- **Description of the task**: Every line that includes the word "this" is to be listed.

-------- Task material --------

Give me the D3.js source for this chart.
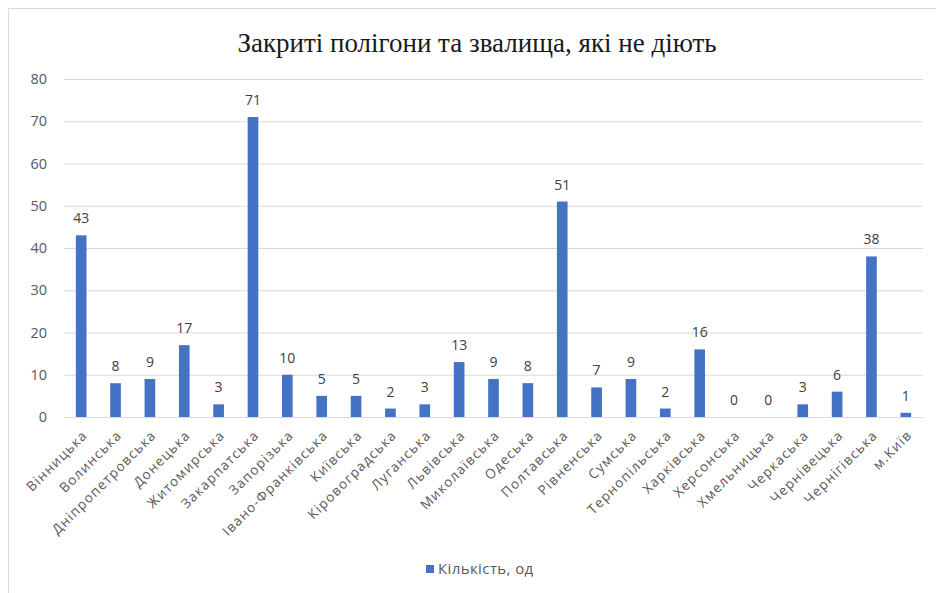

--------
-------- Task material --------

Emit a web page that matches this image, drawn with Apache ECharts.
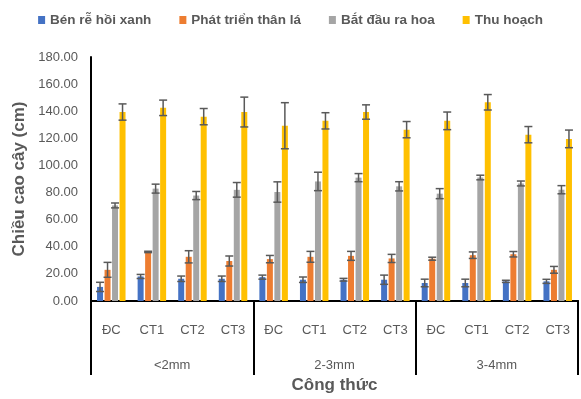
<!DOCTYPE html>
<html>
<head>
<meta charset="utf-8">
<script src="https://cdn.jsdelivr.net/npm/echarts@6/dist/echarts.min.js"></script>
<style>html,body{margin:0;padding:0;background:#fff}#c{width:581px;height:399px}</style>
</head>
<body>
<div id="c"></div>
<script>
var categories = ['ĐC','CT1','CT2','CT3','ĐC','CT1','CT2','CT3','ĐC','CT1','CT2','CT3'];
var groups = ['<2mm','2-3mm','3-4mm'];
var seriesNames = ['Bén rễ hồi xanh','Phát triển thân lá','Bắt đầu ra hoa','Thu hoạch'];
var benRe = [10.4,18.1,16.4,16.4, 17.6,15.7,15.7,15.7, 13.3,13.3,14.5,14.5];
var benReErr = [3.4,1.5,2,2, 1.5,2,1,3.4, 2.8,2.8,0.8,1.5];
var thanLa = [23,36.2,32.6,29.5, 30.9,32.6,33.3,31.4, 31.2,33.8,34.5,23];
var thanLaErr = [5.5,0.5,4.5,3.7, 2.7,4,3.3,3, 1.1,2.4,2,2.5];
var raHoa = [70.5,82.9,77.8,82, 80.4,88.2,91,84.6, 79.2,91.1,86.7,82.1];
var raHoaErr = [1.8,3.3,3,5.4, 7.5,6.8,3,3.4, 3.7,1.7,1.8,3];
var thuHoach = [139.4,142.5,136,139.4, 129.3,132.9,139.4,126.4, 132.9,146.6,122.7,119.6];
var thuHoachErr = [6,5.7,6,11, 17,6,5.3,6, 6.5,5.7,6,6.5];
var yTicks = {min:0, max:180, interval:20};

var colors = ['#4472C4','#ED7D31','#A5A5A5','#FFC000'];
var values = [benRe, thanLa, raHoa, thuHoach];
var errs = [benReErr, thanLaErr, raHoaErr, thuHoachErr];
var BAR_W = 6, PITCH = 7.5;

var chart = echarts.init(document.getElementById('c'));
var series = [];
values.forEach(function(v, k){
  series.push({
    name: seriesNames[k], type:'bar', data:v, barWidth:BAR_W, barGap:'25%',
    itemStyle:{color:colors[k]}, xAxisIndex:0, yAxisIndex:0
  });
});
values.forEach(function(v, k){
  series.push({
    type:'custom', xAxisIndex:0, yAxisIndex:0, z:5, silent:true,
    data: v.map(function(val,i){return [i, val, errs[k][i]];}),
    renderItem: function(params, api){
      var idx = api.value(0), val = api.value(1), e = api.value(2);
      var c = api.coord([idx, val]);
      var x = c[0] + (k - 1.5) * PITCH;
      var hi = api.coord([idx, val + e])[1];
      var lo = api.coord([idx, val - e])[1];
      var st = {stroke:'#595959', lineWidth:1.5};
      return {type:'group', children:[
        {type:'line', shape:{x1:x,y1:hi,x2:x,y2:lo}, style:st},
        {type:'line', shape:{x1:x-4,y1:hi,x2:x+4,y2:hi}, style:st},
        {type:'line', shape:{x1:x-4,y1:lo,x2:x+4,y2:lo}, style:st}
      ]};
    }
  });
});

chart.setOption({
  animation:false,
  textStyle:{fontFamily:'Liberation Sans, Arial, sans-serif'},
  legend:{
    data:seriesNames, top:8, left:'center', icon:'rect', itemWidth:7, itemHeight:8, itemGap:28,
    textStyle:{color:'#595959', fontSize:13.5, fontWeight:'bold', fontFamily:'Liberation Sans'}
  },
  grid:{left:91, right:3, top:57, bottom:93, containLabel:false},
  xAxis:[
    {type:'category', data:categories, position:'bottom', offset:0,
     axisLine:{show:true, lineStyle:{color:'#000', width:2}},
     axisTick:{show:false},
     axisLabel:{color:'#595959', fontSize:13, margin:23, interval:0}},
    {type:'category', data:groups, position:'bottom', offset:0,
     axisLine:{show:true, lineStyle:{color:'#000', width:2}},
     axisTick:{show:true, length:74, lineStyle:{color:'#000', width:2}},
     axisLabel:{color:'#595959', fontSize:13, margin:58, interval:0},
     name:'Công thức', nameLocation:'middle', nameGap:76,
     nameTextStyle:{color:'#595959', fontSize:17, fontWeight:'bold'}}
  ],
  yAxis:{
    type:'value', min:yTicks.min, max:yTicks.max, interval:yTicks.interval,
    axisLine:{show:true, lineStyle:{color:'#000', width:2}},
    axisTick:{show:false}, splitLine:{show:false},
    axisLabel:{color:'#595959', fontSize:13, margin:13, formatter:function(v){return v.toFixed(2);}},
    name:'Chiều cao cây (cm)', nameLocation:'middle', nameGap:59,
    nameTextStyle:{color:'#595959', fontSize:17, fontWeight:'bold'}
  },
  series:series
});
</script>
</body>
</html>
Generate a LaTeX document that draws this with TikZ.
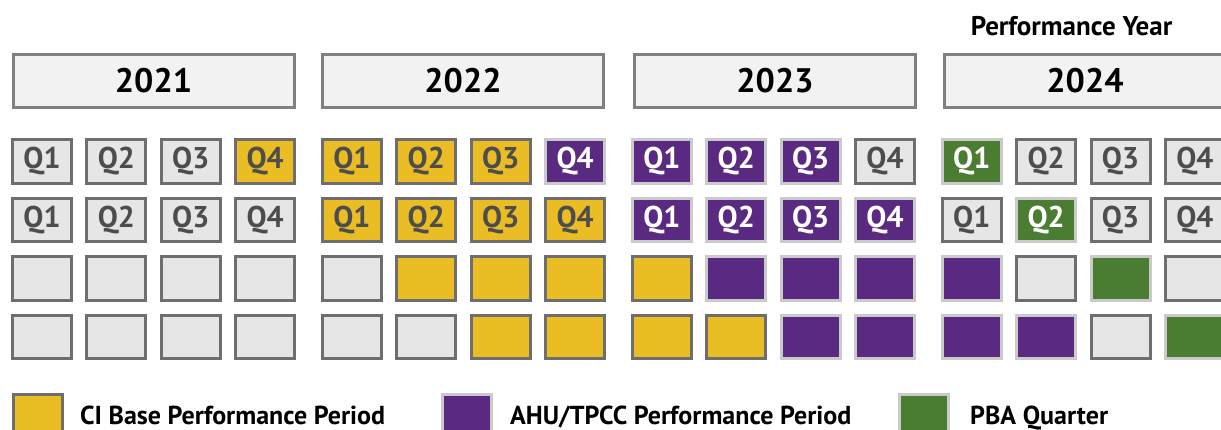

--------
-------- Task material --------

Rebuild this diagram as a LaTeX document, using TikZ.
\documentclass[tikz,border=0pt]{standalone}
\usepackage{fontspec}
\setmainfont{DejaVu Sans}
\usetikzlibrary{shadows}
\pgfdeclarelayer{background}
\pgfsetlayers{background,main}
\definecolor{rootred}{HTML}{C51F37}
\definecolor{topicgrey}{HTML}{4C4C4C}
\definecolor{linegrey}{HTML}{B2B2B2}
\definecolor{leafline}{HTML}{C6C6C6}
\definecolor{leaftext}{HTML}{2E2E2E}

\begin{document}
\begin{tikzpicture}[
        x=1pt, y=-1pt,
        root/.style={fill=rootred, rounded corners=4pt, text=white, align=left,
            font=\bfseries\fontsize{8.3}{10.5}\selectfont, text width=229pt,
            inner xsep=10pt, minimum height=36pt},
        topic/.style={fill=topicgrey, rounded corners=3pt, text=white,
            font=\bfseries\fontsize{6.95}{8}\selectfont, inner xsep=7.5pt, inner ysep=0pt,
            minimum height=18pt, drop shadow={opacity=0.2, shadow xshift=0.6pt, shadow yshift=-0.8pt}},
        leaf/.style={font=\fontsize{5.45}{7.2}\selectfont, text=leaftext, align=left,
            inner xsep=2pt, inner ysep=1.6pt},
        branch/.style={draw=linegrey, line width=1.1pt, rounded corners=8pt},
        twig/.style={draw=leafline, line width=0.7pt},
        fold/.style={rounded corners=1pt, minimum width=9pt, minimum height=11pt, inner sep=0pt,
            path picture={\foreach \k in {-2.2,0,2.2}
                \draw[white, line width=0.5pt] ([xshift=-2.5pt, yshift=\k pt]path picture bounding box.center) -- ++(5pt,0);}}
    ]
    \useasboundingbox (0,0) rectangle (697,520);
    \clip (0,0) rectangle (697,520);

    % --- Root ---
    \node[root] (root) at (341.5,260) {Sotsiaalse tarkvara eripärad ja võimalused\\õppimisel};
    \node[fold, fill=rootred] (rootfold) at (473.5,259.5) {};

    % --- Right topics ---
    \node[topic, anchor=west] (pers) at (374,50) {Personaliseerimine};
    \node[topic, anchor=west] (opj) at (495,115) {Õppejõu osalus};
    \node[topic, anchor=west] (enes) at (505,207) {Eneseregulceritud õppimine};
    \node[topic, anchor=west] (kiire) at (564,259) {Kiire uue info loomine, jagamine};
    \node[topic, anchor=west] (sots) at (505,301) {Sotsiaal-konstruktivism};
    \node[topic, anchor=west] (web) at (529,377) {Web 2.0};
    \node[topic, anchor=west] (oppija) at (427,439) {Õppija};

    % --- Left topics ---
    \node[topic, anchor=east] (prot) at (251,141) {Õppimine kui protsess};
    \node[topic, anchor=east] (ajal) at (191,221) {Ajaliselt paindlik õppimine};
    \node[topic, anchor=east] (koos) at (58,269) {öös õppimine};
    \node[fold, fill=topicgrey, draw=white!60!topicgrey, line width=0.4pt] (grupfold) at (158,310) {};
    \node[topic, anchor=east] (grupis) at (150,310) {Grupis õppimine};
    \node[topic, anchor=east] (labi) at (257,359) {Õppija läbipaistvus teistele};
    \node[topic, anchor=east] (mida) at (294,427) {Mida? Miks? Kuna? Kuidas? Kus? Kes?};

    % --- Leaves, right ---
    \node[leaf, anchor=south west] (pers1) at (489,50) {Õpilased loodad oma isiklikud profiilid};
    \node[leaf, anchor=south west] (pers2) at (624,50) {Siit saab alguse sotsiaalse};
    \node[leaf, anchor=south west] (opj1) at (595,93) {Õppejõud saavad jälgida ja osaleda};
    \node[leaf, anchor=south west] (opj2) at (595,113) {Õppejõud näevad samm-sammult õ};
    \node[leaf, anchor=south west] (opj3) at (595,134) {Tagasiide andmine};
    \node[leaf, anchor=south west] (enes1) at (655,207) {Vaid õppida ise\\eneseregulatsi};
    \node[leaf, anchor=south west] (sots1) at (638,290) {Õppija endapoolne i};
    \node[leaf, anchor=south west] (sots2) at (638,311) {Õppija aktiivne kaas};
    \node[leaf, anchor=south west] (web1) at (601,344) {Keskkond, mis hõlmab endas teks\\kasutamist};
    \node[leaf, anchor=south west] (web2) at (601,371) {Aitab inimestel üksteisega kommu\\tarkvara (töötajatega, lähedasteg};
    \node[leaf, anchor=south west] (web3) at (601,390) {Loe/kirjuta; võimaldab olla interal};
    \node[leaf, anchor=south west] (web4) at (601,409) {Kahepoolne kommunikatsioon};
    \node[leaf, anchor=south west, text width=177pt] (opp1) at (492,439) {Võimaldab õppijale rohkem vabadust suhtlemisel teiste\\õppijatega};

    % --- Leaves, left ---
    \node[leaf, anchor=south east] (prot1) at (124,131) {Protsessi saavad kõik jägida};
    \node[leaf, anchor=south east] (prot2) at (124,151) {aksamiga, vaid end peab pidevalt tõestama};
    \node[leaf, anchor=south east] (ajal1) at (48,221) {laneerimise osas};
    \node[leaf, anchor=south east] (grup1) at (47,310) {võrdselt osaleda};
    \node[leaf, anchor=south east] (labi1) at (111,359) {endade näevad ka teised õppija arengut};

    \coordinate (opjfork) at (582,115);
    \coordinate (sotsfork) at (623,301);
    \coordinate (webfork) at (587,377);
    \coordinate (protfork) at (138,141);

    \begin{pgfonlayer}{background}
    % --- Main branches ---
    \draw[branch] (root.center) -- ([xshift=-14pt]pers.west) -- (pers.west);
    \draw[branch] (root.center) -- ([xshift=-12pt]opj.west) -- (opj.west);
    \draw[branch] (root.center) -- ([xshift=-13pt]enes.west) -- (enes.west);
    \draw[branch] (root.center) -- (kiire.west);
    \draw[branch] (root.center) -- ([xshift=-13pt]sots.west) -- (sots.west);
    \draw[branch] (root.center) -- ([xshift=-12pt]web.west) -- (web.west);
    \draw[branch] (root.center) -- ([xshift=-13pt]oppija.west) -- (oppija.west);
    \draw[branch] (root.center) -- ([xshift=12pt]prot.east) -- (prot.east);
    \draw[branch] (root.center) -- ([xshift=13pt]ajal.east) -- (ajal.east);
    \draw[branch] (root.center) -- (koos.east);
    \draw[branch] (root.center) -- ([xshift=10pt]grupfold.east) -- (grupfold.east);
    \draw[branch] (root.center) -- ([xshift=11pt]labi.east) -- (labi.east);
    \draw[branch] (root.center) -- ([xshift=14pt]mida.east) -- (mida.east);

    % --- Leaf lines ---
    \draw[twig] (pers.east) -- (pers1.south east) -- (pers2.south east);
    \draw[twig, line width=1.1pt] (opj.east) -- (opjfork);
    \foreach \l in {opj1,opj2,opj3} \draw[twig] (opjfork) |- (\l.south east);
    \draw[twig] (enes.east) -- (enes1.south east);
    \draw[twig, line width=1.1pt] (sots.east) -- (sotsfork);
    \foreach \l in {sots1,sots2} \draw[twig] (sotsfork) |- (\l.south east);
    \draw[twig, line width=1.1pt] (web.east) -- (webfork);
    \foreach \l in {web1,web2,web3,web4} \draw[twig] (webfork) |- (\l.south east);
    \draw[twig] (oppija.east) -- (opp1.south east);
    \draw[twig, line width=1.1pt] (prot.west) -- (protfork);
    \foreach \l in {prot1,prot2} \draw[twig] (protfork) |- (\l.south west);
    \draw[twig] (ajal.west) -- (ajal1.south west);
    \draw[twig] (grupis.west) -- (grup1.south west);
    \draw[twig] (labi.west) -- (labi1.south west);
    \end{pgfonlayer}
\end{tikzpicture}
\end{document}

--------

- **Result**:
Give me the D3.js source for this chart.
Emit a web page that matches this image, drawn with Apache ECharts.
Generate a LaTeX document that draws this with TikZ.
Rebuild this diagram as a LaTeX document, using TikZ.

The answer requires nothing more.